«Es braucht kritische Lehrpersonen», sagte Beatrice Messerli vom Grünen
Bündnis. Es brauche eine Schule, die ein Ort der Emanzipation und der Förderung
der Gleichstellung sei. Dafür würde vielleicht ein halbes Semester genügen, an
dem an der Pädagogischen Hochschule angehende Pädagogen künftig mit den Tücken
des gendergerechten Unterrichts vertraut gemacht würden. Sie habe das selber in
ihrer 41 Jahre langen Tätigkeit als Lehrerin erlebt: Immer wieder tappe man in
die Rollenbilder-Falle.
Damit auch Buben Pirouetten tanzen, Basler Zeitung, 20.11. von Franziska Laur
Der Antrag wurde knapp überwiesen, obwohl die Bürgerlichen dagegen
votierten. Sie argumentierten, so etwas brauche es nicht. Schliesslich werde an
der Fachhochschule schon genug für dieses Thema sensibilisiert.
Jungs sollen tapfer sein
Etwas legte Beatrice Messerli allen Ratsmitgliedern, ob für oder gegen
den Anzug, ans Herz: Sie sollten sich eine Dokumentation ansehen. Darin taucht
die durchaus weibliche Moderatorin Collien Ulmen-Fernandes in die Lebens- und
Lernwelt von siebenjährigen Kindern ein. Und was sie dort entdeckt, ist witzig
und regt zum Denken an. Die Stereotype, welche die Primarschüler pflegen, sind
zunächst erschlagend: Jungs sollen tapfer sein, Mädchen dürfen weinen. Jungs
sind wild und schlau, Mädchen hübsch und lieb. Und als die Kinder vier
Menschenkörpern vier Berufsgattungen zuordnen müssen, sind die Männer Pilot und
Automechaniker und die Frauen sind Floristin und Tänzerin.

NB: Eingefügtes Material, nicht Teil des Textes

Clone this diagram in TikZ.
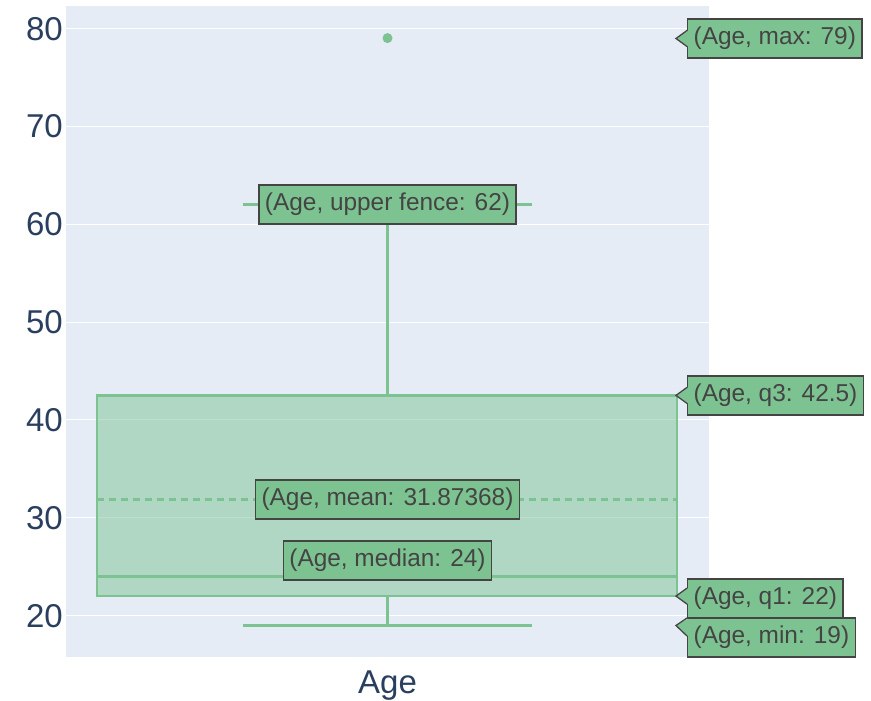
\documentclass[tikz,border=0pt]{standalone}
\usepackage{fontspec}
\setmainfont{Liberation Sans}
\definecolor{bg}{HTML}{E5ECF6}
\definecolor{trace}{HTML}{7DC391}
\definecolor{tickc}{HTML}{2A3F5F}
\definecolor{lblborder}{HTML}{444444}
\begin{document}
\begin{tikzpicture}[x=1pt,y=-1pt,
 trline/.style={draw=trace,line width=2.6pt},
 hlabel/.style={draw=lblborder,line width=1.3pt,fill=trace,text=lblborder,font=\fontsize{24.4}{28}\selectfont,inner xsep=6pt,inner ysep=0pt,minimum height=39pt},
 ticklbl/.style={anchor=base east,text=tickc,font=\fontsize{33}{38}\selectfont,inner sep=0pt},
 ptrfill/.style={fill=trace},
 ptredge/.style={draw=lblborder,line width=1.3pt,line join=miter}]
\useasboundingbox (0,0) rectangle (871,701);
% plot background and grid
\fill[bg] (66,6) rectangle (709,657);
\foreach \v in {20,30,...,80} {
  \draw[white,line width=1pt] (66,{28.3+(80-\v)*9.79}) -- (709,{28.3+(80-\v)*9.79});
  \node[ticklbl] (t\v) at (63,{28.3+(80-\v)*9.79+11.8}) {\v};
}
% key coordinates
\coordinate (boxNW) at (97,395.4);
\coordinate (boxSE) at (677,596.1);
\coordinate (q3c) at (387.5,395.4);
\coordinate (q1c) at (387.5,596.1);
\coordinate (ufc) at (387.5,204.5);
\coordinate (ufl) at (243,204.5);
\coordinate (ufr) at (532,204.5);
\coordinate (minc) at (387.5,625.5);
\coordinate (minl) at (243,625.5);
\coordinate (minr) at (532,625.5);
\coordinate (meanl) at (97,499.5);
\coordinate (meanr) at (677,499.5);
\coordinate (medl) at (97,576.5);
\coordinate (medr) at (677,576.5);
% box
\fill[trace,fill opacity=0.5] (boxNW) rectangle (boxSE);
\draw[trline] (boxNW) rectangle (boxSE);
\draw[trline] (medl) -- (medr);
\draw[trline,dash pattern=on 7pt off 5pt] (meanl) -- (meanr);
% whiskers
\draw[trline] (q3c) -- (ufc);
\draw[trline] (ufl) -- (ufr);
\draw[trline] (q1c) -- (minc);
\draw[trline] (minl) -- (minr);
% outlier
\fill[trace] (387.5,38.1) circle (5);
% centered labels
\node[hlabel] (lbluf) at (ufc) {(Age, upper fence: 62)};
\node[hlabel] (lblmean) at (387.5,499.5) {(Age, mean: 31.87368)};
\node[hlabel] (lblmed) at (387.5,560.5) {(Age, median: 24)};
% right labels with pointers
\node[hlabel,anchor=west] (lblmax) at (687,38.5) {(Age, max: 79)};
\fill[ptrfill] (688,30.5) -- (676,38.5) -- (688,46.5) -- cycle;
\draw[ptredge] (687,30.5) -- (676,38.5) -- (687,46.5);
\node[hlabel,anchor=west] (lblq3) at (687,395.5) {(Age, q3: 42.5)};
\fill[ptrfill] (688,387.4) -- (676,395.4) -- (688,403.4) -- cycle;
\draw[ptredge] (687,387.4) -- (676,395.4) -- (687,403.4);
\node[hlabel,anchor=west] (lblq1) at (687,598.5) {(Age, q1: 22)};
\fill[ptrfill] (688,588.1) -- (676,596.1) -- (688,604.1) -- cycle;
\draw[ptredge] (687,588.1) -- (676,596.1) -- (687,604.1);
\node[hlabel,anchor=west] (lblmin) at (687,637.5) {(Age, min: 19)};
\fill[ptrfill] (688,618.7) -- (676,625.5) -- (688,636) -- cycle;
\draw[ptredge] (687,618) -- (676,625.5) -- (687,636);
% axis title
\node[anchor=base,text=tickc,font=\fontsize{33}{38}\selectfont,inner sep=0pt] (xtitle) at (387.5,693) {Age};
\end{tikzpicture}
\end{document}
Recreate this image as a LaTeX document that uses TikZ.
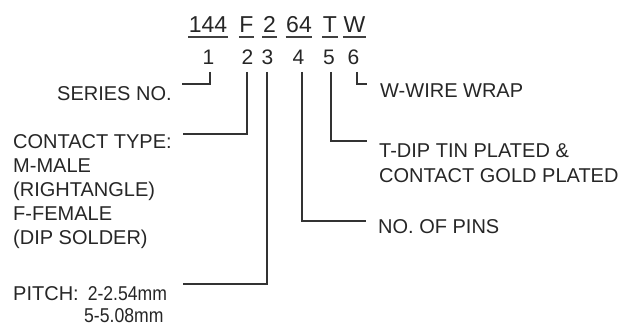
\documentclass[tikz,border=0pt]{standalone}
\usepackage{fontspec}
\setmainfont{Liberation Sans}
\begin{document}
\begin{tikzpicture}[x=1pt,y=-1pt,
  lab/.style={anchor=base west,inner sep=0pt,font=\fontsize{20}{24}\selectfont,text=black!85},
  code/.style={anchor=base,inner sep=0pt,font=\fontsize{23}{26}\selectfont,text=black!85},
  dig/.style={anchor=base,inner sep=0pt,font=\fontsize{21}{24}\selectfont,text=black!85},
  wire/.style={line width=1.1pt,draw=black!80},
  uline/.style={line width=1.1pt,draw=black!75}]
\useasboundingbox (0,0) rectangle (628,326);
% code row
\node[code] (c144) at (208,33) {144};
\node[code] (cF) at (246.5,33) {F};
\node[code] (c2) at (269.5,33) {2};
\node[code] (c64) at (299,33) {64};
\node[code] (cT) at (330,33) {T};
\node[code] (cW) at (354.5,33) {W};
\foreach \n in {c144,cF,c2,c64,cT,cW}
  \draw[uline] ([xshift=-0.5pt,yshift=-4pt]\n.base west) -- ([xshift=0.5pt,yshift=-4pt]\n.base east);
% digit row
\node[dig] (d1) at (208.5,65) {1};
\node[dig] (d2) at (247.5,65) {2};
\node[dig] (d3) at (267.5,65) {3};
\node[dig] (d4) at (298.5,65) {4};
\node[dig] (d5) at (329,65) {5};
\node[dig] (d6) at (353.5,65) {6};
% labels
\node[lab] (series) at (57,100) {SERIES NO.};
\node[lab] (ct1) at (13,148) {CONTACT TYPE:};
\node[lab] (ct2) at (13,172) {M-MALE};
\node[lab] (ct3) at (13,196) {(RIGHTANGLE)};
\node[lab] (ct4) at (13,220) {F-FEMALE};
\node[lab] (ct5) at (13,244) {(DIP SOLDER)};
\node[lab] (p1) at (13,300) {PITCH:\hspace{9pt}\scalebox{0.88}[1]{2-2.54mm}};
\node[lab] (p2) at (84,322) {\scalebox{0.88}[1]{5-5.08mm}};
\node[lab] (ww) at (380,98) {W-WIRE WRAP};
\node[lab] (td1) at (379,157) {T-DIP TIN PLATED \&};
\node[lab] (td2) at (379,182) {CONTACT GOLD PLATED};
\node[lab] (np) at (378,233) {NO. OF PINS};
% connector free ends
\coordinate (e1) at (182,84);
\coordinate (e2) at (183,134);
\coordinate (e3) at (183,284);
\coordinate (e4) at (366,221);
\coordinate (e5) at (367,141);
\coordinate (e6) at (367,84);
\draw[wire] (d1.base -| 210,0) ++(0,-7pt) |- (e1);
\draw[wire] (d2.base -| 247,0) ++(0,-7pt) |- (e2);
\draw[wire] (d3.base -| 267,0) ++(0,-7pt) |- (e3);
\draw[wire] (d4.base -| 302,0) ++(0,-7pt) |- (e4);
\draw[wire] (d5.base -| 331,0) ++(0,-7pt) |- (e5);
\draw[wire] (d6.base -| 357,0) ++(0,-7pt) |- (e6);
\end{tikzpicture}
\end{document}
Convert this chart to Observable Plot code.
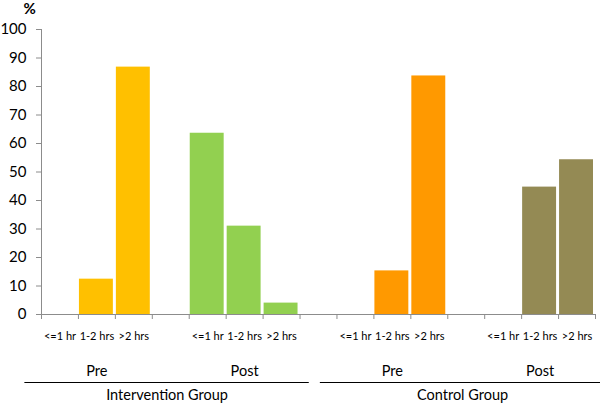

Die Kleinen staunen Bauklötze, als die Berufsleute in echt ins
Klassenzimmer kommen: Der verwegene wilde Kerl mit dem Bart ist Florist, der
grosse schlanke Mann Tänzer, die mütterlich wirkende Dame Pilotin und die
junge, kecke Frau Automechanikerin. Und plötzlich gucken die Mädchen
hochinteressiert in den Automotor und stehen mit grossen Augen vor der Pilotin,
als sie von fernen Horizonten erzählt, während die Jungs mit Hingabe einen
Riesen-Blumenkranz basteln und Pirouetten drehen.
Mehr Männer in den Schulen
Befürworter des Anzugs sind der Meinung, dass die angehenden
Lehrpersonen der Pädagogischen Hochschule der Fachhochschule FHNW mehr auf
Fragen der Emanzipation sensibilisiert werden sollten. Bereits Schulkinder
sollten dazu angeregt werden, zementierte Geschlechterrollen zu hinterfragen.
Gegen den Widerstand der Bürgerlichen und mithilfe der fraktionslosen
Grossratsmitglieder der Grünliberalen schaffte das Grüne Bündnis die
Überweisung des Anzugs mit 50 gegen 44 Stimmen. Die Regierung muss jetzt
prüfen, wie der gendergerechte Unterricht auf der Stufe der Lehrerausbildung
gefördert werden kann.
Klar überwiesen wurde ebenfalls ein Anzug, der die Regierung
verpflichtet zu prüfen, wie der Anteil der männlichen Lehrpersonen auf der
Stufe der Primarschule und im Kindergarten auf 35 Prozent erhöht werden kann.
Eine bessere Durchmischung wirke sich nur positiv auf die Entwicklung der
Kinder aus, argumentierten die Befürworter.